If we went to the polls today, would we see the same result? Absolutely not. A significant number who voted to Leave now see how shortsighted a decision that was – and that they were not voting against the EU at all, but rather against the state of politics in this country. A significant number who didn’t vote – particularly the young – have now found their voice and are determined to make sure that we stay in the EU. We have seen that the route we have taken is not likely to end in economic prosperity, in increased freedom or in a better quality of life. Quite the reverse.

So why are we gambling the future of this country on something that even a straw poll of voters would show isn’t the future that we want. In Parliament, the majority know that they face a brutal future and a thankless task.

It’s OK to admit that we made a mistake.

It’s OK for the leadership of the governing political party to admit that the referendum was a mistake, and that continuing down the road that led us on is economic and social suicide.

It’s OK to admit that we don’t have a plan – not even the concept of a plan.

It’s OK to admit that we were naïve, lacking in foresight.

It’s OK to admit that we made mistakes before, during and after the referendum vote.

That’s not called ‘failing’. That’s called ‘learning’. And if this country has learned from its mistakes in the last year, then it will have been worth it. If this nation has realised that it is better for all to stand together rather than apart, then it will have been worth it.

Are we mature enough as a country, as a nation, as a government, as individuals, as political leaders, to admit that we were wrong? That we can recognise where we made mistakes, and then act to get it right in future?

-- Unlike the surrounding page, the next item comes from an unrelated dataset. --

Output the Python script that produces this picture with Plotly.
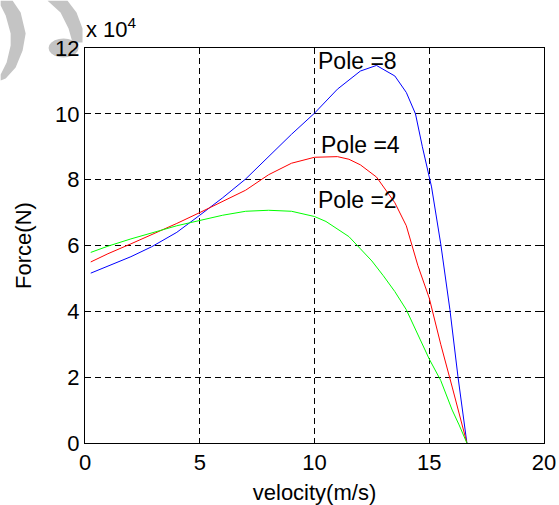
import math
import plotly.graph_objects as go

# Data (force in units of 1e4 N)
v_pole8 = [0.25, 1.0, 2.0, 2.9, 4.0, 5.0, 6.0, 7.0, 8.0, 9.0, 10.0, 11.0, 12.0, 12.7,
           13.5, 14.0, 14.4, 14.7, 15.1, 15.5, 15.9, 16.25, 16.64]
f_pole8 = [5.16, 5.38, 5.66, 5.96, 6.40, 6.92, 7.45, 8.02, 8.70, 9.38, 10.02, 10.75,
           11.30, 11.47, 11.15, 10.65, 10.00, 9.00, 7.78, 6.05, 4.05, 2.02, 0.0]

v_pole4 = [0.25, 1.0, 2.0, 3.0, 4.0, 5.0, 6.0, 7.0, 8.0, 9.0, 10.0, 11.0, 11.5, 12.0,
           12.7, 13.5, 14.0, 14.5, 15.0, 15.5, 16.0, 16.3, 16.64]
f_pole4 = [5.50, 5.75, 6.05, 6.35, 6.67, 7.00, 7.35, 7.68, 8.15, 8.50, 8.68, 8.70, 8.62,
           8.45, 8.08, 7.30, 6.60, 5.40, 4.40, 3.00, 1.70, 0.90, 0.0]

v_pole2 = [0.25, 1.0, 2.0, 3.0, 4.0, 5.0, 6.0, 7.0, 8.0, 9.0, 10.0, 10.5, 11.0, 11.5,
           12.0, 12.5, 13.0, 13.5, 14.0, 14.5, 15.0, 15.5, 16.0, 16.3, 16.64]
f_pole2 = [5.79, 5.98, 6.20, 6.40, 6.60, 6.76, 6.92, 7.04, 7.07, 7.04, 6.88, 6.73, 6.50,
           6.27, 5.90, 5.53, 5.08, 4.60, 4.05, 3.30, 2.55, 1.90, 1.00, 0.55, 0.0]

labels = ["Pole =8", "Pole =4", "Pole =2"]
label_x = [10.05, 10.2, 10.05]
label_y = [11.62, 9.05, 7.38]

x_ticks = [0, 5, 10, 15, 20]
y_ticks = [0, 2, 4, 6, 8, 10, 12]

FONT = "Liberation Sans, Arial, sans-serif"
W, H = 559, 505
ML, MR, MT, MB = 84.5, 14.5, 47.5, 61.5

fig = go.Figure()
for vv, ff, col in [(v_pole8, f_pole8, "#0000FF"),
                    (v_pole4, f_pole4, "#FF0000"),
                    (v_pole2, f_pole2, "#00FF00")]:
    fig.add_trace(go.Scatter(x=vv, y=ff, mode="lines",
                             line=dict(color=col, width=1), showlegend=False))

for t, lx, ly in zip(labels, label_x, label_y):
    fig.add_annotation(x=lx, y=ly, xref="x", yref="y", text=t, showarrow=False,
                       xanchor="left", yanchor="middle",
                       font=dict(family=FONT, size=23, color="black"))

# pixel -> paper helpers
pw = W - ML - MR
ph = H - MT - MB
def px(xp):
    return (xp - ML) / pw
def py(yp):
    return (H - MB - yp) / ph

# exponent label
fig.add_annotation(x=px(83), y=py(27), xref="paper", yref="paper",
                   text="x 10<sup>4</sup>", showarrow=False,
                   xanchor="left", yanchor="middle",
                   font=dict(family=FONT, size=22, color="black"))

# watermark decoration
def path(pts):
    return "M " + " L ".join(f"{px(a):.4f},{py(b):.4f}" for a, b in pts) + " Z"

gray = "#C4C4C4"
fig.add_shape(type="path", xref="paper", yref="paper", layer="below",
              path=path([(12, 0), (20, 12), (25, 33), (22, 50), (15, 67), (5, 78), (0, 80),
                         (0, 74), (6, 62), (10, 45), (10, 33), (5, 15), (0, 5), (0, 0)]),
              fillcolor=gray, line=dict(width=0))
fig.add_shape(type="path", xref="paper", yref="paper", layer="below",
              path=path([(47, 0), (60, 12), (68, 28), (72, 42), (82, 42), (82, 28),
                         (76, 12), (67, 0)]),
              fillcolor=gray, line=dict(width=0))
ell = [(63 + 15 * math.cos(a / 20 * 2 * math.pi), 47.5 + 9.5 * math.sin(a / 20 * 2 * math.pi))
       for a in range(20)]
fig.add_shape(type="path", xref="paper", yref="paper", layer="below",
              path=path(ell), fillcolor=gray, line=dict(width=0))

axis_common = dict(showline=True, linecolor="black", linewidth=1, mirror="ticks",
                   ticks="inside", ticklen=5, tickcolor="black",
                   showgrid=True, gridcolor="black", gridwidth=1, griddash="6px,4px",
                   zeroline=False, automargin=False,
                   tickfont=dict(family=FONT, size=22, color="black"))

fig.update_xaxes(range=[0, 20], tickvals=x_ticks, ticktext=[str(t) for t in x_ticks],
                 title=dict(text="velocity(m/s)", standoff=17,
                            font=dict(family=FONT, size=22, color="black")),
                 **axis_common)
fig.update_yaxes(range=[0, 12], tickvals=y_ticks, ticktext=[str(t) for t in y_ticks],
                 title=dict(text="Force(N)", standoff=17,
                            font=dict(family=FONT, size=22, color="black")),
                 **axis_common)

fig.update_layout(width=W, height=H, autosize=False,
                  margin=dict(l=ML, r=MR, t=MT, b=MB, pad=0),
                  plot_bgcolor="white", paper_bgcolor="white",
                  font=dict(family=FONT, size=22, color="black"))

fig.write_html("out.html", config={"displayModeBar": False},
               post_script="document.body.style.margin='0';document.body.style.overflow='hidden';")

There still seems to be a glimmer of light that shows there is a way back from the edge of madness.

So who is going to help turn the bus around?

 

Find out more at www.timhodgson.org

PS Lord knows I’ve got it wrong more times than I can count. Just ask my two sons. Or anyone that’s close to me. But hopefully I have learned enough and become secure enough to admit that I was wrong. Goofed. Screwed up. And hopefully I’ve tried to fix what I failed to get right first time round.

Maybe our government could try that?